Seguimos em direção ao Complexo do Alemão, onde foi feita a foto que abre esta reportagem. No caminho, ele relata que a vida na rua foi abreviada graças à doação de uma casa no conjunto residencial conhecido como Favela do Sapo, na zona oeste do Rio. Para buscar proteção em um ambiente hostil, Athayde e o irmão César, já falecido, se tornaram “funcionários” do traficante Rogério Lemgruber, o Bagulhão, um dos fundadores do Comando Vermelho. Atuaram como garçons e participaram das rinhas, uma espécie de MMA rústico. Aos 18 anos, Athayde arranjou emprego como borracheiro, depois como balconista e se tornou camelô. Em 1988, ele fundou a Para-raio Music, loja e selo de CDs de rap.
“Produzia música feita por pobre, cujo público-alvo se resumia a pessoas sem dinheiro para comprar um mísero disco”, diz. Para tentar evitar a falência, fundou um movimento para unir os rappers brasileiros. A loja e a distribuidora quebraram, mas deixaram como saldo o embrião do que viria a se tornar a Cufa. Nos contatos com empresários e políticos, ele aproveitou todas as oportunidades para adquirir conhecimento. Fez cursos de gestão, participou de seminários e aprendeu a estruturar projetos. O portfólio da FHolding foi cuidadosamente estruturado para abarcar negócios com grande apelo popular e nos quais um processo de qualificação básica permite girar as engrenagens.
Apesar das dificuldades com o português, o empresário é autor e coautor de três livros: Cabeça de porco, Falcão – meninos do tráfico e Falcão – mulheres do tráfico, cujas vendas somaram 135 mil exemplares. Todos pela Editora Objetiva, baseada no Rio e comandada por Roberto Feith.
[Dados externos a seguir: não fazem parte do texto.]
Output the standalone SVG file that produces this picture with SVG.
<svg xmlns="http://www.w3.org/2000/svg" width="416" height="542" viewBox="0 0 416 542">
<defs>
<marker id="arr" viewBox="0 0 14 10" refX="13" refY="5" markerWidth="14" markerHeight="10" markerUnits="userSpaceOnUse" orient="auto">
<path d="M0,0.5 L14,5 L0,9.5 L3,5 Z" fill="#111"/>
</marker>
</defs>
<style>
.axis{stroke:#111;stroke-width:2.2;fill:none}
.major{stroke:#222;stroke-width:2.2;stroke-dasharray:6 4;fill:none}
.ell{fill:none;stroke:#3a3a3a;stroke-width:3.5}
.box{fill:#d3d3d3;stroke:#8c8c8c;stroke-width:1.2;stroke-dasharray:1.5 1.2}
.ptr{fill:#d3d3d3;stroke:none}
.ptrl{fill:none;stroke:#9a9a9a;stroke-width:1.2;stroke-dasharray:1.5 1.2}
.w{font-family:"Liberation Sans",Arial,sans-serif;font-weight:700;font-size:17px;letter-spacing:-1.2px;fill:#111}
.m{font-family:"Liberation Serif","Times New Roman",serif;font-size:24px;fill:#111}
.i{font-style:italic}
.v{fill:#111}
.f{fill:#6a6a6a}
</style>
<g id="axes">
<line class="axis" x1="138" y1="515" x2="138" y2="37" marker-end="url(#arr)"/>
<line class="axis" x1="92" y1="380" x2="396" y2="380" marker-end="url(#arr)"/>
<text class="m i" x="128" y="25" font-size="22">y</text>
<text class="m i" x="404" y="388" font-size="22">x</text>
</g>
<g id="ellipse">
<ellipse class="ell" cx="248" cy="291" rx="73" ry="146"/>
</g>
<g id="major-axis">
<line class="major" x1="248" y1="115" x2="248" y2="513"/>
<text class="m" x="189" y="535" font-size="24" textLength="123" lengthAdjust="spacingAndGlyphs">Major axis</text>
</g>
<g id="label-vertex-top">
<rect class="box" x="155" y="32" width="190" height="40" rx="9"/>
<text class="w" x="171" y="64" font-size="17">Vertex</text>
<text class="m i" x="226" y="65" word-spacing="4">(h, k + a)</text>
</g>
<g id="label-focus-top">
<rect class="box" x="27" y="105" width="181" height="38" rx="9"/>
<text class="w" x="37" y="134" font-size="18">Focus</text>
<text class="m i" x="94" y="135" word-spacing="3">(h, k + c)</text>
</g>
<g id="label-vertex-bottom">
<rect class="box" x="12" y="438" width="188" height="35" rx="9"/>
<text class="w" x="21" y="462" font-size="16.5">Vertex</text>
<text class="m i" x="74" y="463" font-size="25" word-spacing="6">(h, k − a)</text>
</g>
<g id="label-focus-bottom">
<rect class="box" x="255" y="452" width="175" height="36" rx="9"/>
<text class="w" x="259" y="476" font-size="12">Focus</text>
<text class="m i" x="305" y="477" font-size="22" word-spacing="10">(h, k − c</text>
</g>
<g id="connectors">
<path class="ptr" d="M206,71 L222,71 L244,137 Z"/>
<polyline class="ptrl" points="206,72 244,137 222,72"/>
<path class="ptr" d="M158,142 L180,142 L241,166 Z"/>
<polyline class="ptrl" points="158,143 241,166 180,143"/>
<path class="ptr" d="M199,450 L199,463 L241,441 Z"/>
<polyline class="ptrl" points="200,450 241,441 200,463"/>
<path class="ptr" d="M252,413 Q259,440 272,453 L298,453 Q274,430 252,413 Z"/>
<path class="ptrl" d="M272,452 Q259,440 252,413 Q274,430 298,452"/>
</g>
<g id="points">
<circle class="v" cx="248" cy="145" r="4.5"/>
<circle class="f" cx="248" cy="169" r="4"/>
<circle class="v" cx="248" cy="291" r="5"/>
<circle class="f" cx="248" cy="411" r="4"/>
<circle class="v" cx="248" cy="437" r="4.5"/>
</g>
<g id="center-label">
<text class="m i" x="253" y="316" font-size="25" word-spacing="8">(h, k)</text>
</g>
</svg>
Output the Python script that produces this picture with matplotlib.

Com a Favela Objetiva, eles pretendem dar voz a jovens talentos das comunidades e, claro, ganhar dinheiro. Mas, se depender do entusiasmo, o portfólio de negócios da FHolding não deverá parar de crescer. Enquanto espera para embarcar no teleférico do Alemão, Athayde discorre sobre mais um projeto. Desta vez, ele pretende convencer os moradores a alugar, por cerca de R$ 2 mil por mês cada um, o telhado de suas casas para a colocação de lonas com propaganda de empresas, aproveitando-se do fato de a comunidade ter se tornado ponto turístico.